Monday, March 3, 2014

Teaching History in California's Classrooms

I had the good fortune yesterday morning to chair a panel at the California World History Association meeting on “Using World History in the Classroom”.  Three excellent panellists from middle and high schools in California outlined their thoughts on the kinds of activities that can enliven World History for students in school; on introducing historical skills into their curriculum; and on ideas about how to gauge student achievement in the context of Common Core, the new standards being introduced this year in California’s classrooms.

The history teachers in the room, both on the panel and in the audience, were largely enthusiastic about Common Core which, though it will make for more work as they re-tool lesson plans to match the new standards, is designed to make it easier to emphasise the historical skills which have long taken a back-seat to the memorisation and recitation of names and dates advocated by those who believe that history classes should be vehicles for the dissemination of propaganda rather than forums for the exploration and critical analysis of the past.

Some of the teachers expressed the view that Common Core is just asking them to do what as good history teachers they are already doing.  By shifting the emphasis toward writing and reasoning—Common Core asks that all classes, not just English/Literature share responsibility for developing student expression—Common Core requirements will likely enable students to hone historical skills which will serve them well as thinking citizens.

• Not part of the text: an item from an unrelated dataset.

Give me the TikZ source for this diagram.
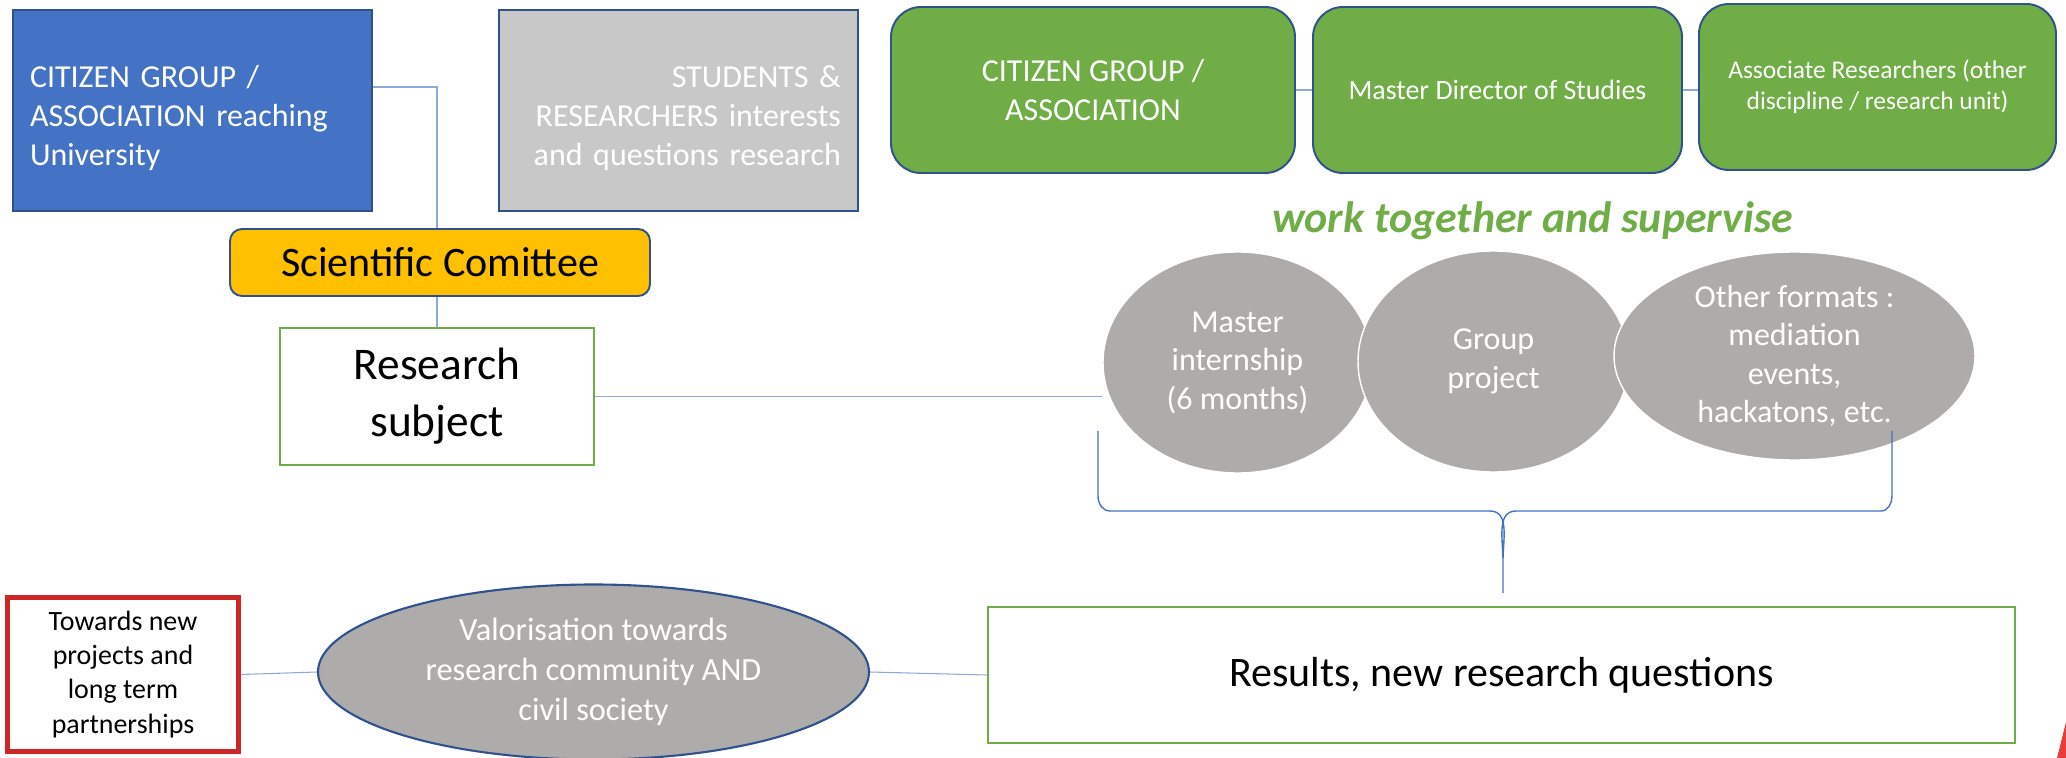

It was a pity that there were not more academic historians in the session, because they might have been heartened by the prediction that down the line we might be getting students who are better prepared to take classes which focus on assessing historiographies, using primary sources, synthesising chronologies, and thinking, talking, and writing critically about the “raw material” of history. 

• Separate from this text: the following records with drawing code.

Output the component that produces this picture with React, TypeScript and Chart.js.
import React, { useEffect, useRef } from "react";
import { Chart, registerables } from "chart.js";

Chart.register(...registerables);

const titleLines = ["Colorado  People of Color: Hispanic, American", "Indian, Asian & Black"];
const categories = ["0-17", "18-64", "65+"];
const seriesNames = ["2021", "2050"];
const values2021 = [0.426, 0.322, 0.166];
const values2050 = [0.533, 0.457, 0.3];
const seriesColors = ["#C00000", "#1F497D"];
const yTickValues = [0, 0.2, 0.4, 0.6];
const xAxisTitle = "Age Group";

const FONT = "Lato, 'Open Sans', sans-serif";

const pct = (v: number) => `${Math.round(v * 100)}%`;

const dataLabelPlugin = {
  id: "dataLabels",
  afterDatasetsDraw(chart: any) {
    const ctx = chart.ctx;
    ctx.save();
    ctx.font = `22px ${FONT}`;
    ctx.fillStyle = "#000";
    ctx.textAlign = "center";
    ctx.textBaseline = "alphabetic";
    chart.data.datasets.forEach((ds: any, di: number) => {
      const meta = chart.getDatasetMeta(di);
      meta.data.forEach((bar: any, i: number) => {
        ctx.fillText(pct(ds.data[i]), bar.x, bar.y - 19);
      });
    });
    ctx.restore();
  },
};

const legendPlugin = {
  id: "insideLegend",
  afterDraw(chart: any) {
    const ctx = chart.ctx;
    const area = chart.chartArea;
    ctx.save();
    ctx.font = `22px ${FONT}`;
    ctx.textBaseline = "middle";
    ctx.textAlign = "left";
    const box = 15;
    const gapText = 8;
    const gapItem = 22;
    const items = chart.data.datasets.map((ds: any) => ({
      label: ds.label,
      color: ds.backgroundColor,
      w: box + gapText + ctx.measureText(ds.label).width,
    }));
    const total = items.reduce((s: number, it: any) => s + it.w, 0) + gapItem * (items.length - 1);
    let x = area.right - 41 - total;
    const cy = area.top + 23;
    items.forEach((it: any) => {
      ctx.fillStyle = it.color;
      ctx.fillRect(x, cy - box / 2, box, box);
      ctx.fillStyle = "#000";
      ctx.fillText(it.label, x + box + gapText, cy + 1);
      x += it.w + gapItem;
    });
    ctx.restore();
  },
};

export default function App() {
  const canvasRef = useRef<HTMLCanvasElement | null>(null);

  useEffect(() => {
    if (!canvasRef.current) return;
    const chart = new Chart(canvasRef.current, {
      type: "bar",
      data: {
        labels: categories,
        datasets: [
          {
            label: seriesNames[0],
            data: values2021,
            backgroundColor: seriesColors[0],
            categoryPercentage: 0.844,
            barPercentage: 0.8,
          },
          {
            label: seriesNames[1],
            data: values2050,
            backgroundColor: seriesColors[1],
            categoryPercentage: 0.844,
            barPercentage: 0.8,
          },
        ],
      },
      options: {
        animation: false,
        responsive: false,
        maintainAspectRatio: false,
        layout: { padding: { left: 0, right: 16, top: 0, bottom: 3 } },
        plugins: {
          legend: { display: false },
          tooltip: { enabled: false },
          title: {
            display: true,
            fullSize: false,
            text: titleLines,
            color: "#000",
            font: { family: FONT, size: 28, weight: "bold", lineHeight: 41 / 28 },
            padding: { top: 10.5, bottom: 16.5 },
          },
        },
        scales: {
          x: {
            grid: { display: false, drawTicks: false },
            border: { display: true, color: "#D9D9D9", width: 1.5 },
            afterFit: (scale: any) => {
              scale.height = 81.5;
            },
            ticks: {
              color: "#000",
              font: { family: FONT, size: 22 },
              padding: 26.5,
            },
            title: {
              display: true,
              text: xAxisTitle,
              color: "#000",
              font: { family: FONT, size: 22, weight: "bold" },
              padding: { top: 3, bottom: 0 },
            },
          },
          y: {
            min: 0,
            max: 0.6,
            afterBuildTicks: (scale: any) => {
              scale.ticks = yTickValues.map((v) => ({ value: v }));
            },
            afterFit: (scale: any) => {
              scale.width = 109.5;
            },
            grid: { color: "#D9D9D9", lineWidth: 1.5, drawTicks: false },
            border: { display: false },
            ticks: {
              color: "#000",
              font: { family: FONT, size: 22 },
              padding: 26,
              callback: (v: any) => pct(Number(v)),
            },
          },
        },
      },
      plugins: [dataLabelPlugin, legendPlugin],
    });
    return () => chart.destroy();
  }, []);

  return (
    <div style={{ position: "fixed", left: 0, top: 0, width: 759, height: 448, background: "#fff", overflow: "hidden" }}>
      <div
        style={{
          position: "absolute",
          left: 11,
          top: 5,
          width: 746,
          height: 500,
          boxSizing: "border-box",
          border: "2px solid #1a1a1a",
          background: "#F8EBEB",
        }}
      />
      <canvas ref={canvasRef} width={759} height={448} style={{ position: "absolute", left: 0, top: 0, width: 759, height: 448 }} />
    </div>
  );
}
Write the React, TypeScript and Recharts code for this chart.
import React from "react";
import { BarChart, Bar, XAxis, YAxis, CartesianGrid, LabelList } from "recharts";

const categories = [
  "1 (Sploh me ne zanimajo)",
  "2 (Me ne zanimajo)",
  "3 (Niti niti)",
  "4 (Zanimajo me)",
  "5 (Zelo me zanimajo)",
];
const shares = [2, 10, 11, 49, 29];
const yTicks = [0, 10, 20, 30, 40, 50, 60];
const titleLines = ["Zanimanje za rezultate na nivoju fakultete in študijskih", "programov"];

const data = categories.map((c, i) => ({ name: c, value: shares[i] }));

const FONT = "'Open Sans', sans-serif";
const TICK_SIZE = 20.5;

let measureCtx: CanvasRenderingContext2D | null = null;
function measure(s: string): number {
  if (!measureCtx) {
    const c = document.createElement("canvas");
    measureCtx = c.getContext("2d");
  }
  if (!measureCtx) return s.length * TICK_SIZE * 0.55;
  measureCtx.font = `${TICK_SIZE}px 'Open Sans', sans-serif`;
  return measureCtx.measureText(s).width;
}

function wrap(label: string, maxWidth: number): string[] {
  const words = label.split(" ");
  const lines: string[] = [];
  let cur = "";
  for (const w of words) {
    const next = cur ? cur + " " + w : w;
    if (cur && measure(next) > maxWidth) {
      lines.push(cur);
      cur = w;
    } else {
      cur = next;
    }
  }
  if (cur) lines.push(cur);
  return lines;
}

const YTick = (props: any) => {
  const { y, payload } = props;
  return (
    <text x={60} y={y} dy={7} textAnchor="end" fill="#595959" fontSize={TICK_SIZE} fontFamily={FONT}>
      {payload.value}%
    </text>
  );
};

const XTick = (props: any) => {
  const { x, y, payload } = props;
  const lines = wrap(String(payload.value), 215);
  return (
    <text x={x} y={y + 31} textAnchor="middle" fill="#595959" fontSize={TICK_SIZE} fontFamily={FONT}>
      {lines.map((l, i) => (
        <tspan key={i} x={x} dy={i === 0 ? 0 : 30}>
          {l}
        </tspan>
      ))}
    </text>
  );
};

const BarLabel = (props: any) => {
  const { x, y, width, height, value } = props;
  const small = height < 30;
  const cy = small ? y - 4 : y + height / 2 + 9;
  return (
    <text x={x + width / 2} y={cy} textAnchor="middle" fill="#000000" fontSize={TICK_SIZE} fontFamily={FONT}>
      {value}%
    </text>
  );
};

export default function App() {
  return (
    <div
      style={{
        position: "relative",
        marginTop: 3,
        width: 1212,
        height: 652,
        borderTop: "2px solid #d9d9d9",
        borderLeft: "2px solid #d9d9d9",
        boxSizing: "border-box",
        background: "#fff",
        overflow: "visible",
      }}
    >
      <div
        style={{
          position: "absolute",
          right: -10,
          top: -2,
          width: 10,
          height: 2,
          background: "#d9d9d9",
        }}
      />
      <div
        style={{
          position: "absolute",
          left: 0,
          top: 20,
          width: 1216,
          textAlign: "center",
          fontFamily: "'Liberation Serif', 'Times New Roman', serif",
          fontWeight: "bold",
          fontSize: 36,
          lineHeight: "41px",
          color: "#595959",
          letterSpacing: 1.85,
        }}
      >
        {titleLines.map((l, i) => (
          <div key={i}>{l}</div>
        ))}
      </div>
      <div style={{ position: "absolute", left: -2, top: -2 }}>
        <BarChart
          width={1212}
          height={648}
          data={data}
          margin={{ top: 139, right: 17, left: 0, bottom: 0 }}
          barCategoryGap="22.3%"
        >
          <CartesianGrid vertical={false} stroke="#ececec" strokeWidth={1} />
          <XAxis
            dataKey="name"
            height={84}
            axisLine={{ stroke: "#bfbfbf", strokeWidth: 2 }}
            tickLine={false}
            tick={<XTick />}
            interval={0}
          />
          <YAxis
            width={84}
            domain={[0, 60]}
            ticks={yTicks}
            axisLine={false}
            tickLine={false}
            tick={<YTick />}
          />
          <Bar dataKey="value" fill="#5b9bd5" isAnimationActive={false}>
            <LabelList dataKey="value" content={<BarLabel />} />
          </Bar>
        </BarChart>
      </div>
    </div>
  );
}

History teachers, however, face something of an uphill challenge, given that Common Core’s aspiration towards a more qualitative mode of teaching is likely to run headlong into the standardised testing industry’s fondness for quantitative testing.  This means that if the education sector cannot develop or afford good metrics for measuring skills and analysis, Common Core could be transformed into nothing more than the latest iteration of the No Child Left Behind style instrumentalisation of education. 

The other obstacles are likely to be California’s curriculum requirements.  In an effort to rectify the distorted and myopic version of history taught for years in classrooms—the Whiggish version which excluded working people, women, and non-white Americans from our country’s narrative—various well-intentioned interest groups in the state have pushed for the inclusion of hitherto-marginalised groups in the curriculum.

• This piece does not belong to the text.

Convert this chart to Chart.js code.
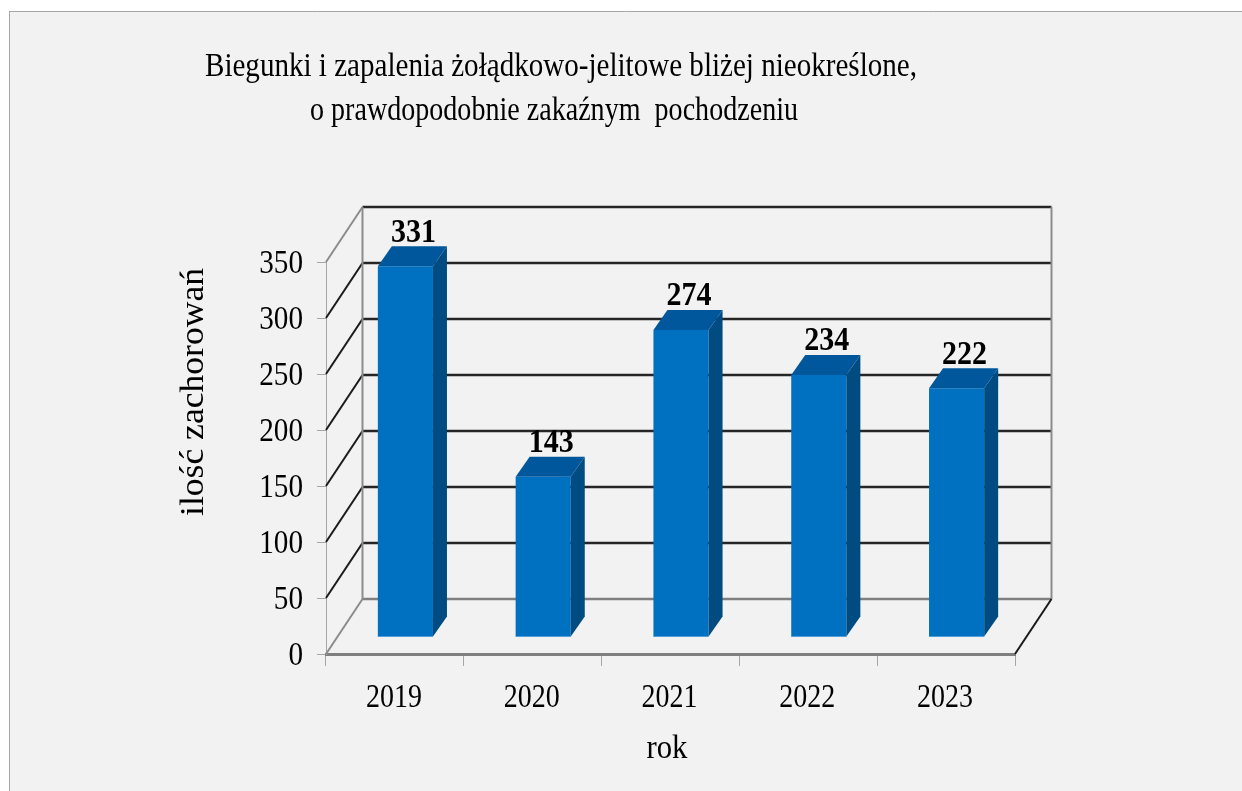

The outcome is a curriculum which emulates its flawed predecessor in that it more closely resembles Heritage than History, and risks lazily valorising groups at the expense of critical analysis of historical processes, trends, periodisation, and themes.  In other words, it might just expand the list of names and dates that students are required to memorise, while leaving them no less bereft of skills than the whitewashed version to which an earlier generation of students was subjected.  The standards seem to run at cross-purposes to the aspirations of Common Core.  I see the reason for their existence: my high school world history teacher declared that we would skip the chapter on Africa, because “We all know, Africa doesn’t have any history”, and in junior year we “learned” from an almost comically propagandistic U.S. history textbook.

But they have likely become overly exhaustive, taking up enough of teachers’ time that they have little left for the skills-based curriculum which I would argue is ultimately more important than ticking off a list of standards.  At the end of the day, teaching skills requires the deployment of content.  But beyond that content, the easiest part of learning history is collecting facts and narratives.  Anyone can do that at any time.

Far more challenging—one scholar rightly referred to it as “unnatural”*—is thinking in an historical fashion.  Honing those skills, and the writing skills that allow students to act on that thinking, would be a more worthwhile focus.  Such a focus would equip students—as young citizens—to then process not only historical information, but also current affairs, and claims in the media.  They would then know what to do when confronted with historical data, material, or narratives.  Absent these skills, students simply learn a bunch of “stuff” without any understanding of how to make sense of it, or about whether what they have been taught makes any sense.

Instead, they should be taught to read with a purpose and with questions in mind so that they can process, in a rigorous and systematic fashion, the information they are taking in.  They should be prepared to extract arguments and make arguments of their own; to identify bias and understand that this allows them to use rather than discard sources; to read sources not in the abstract, taking them at face value, but instead to read those sources against each other to see what emerges from their juxtaposition. 

Sunday’s panellists had wonderful ideas about how to accomplish some of these things in the classroom.  But they acknowledged the tension between different methods of assessments with different goals.  And they recognised that these decisions are made in a political economic context: for example, grading a standardised test costs less than a quarter of what grading a piece of writing does.  But they also had some interesting thoughts about to get around these obstacles, one panellist citing his own work in and studies on training students to peer-review essays, and suggesting that such skills could be expanded and utilised in larger-scale evaluation.

Few of my academic colleagues joined the session, but I for one was heartened to see the effort that teachers are putting into making the new standards work for students in a way which will not only equip those students with valuable life and citizenship skills, but which will prepare those of them college-bound to make the most of their university experience.


* Sam Wineburg, Historical Thinking and Other Unnatural Acts: Charting the Future of Teaching the Past.  Temple University Press, 2001.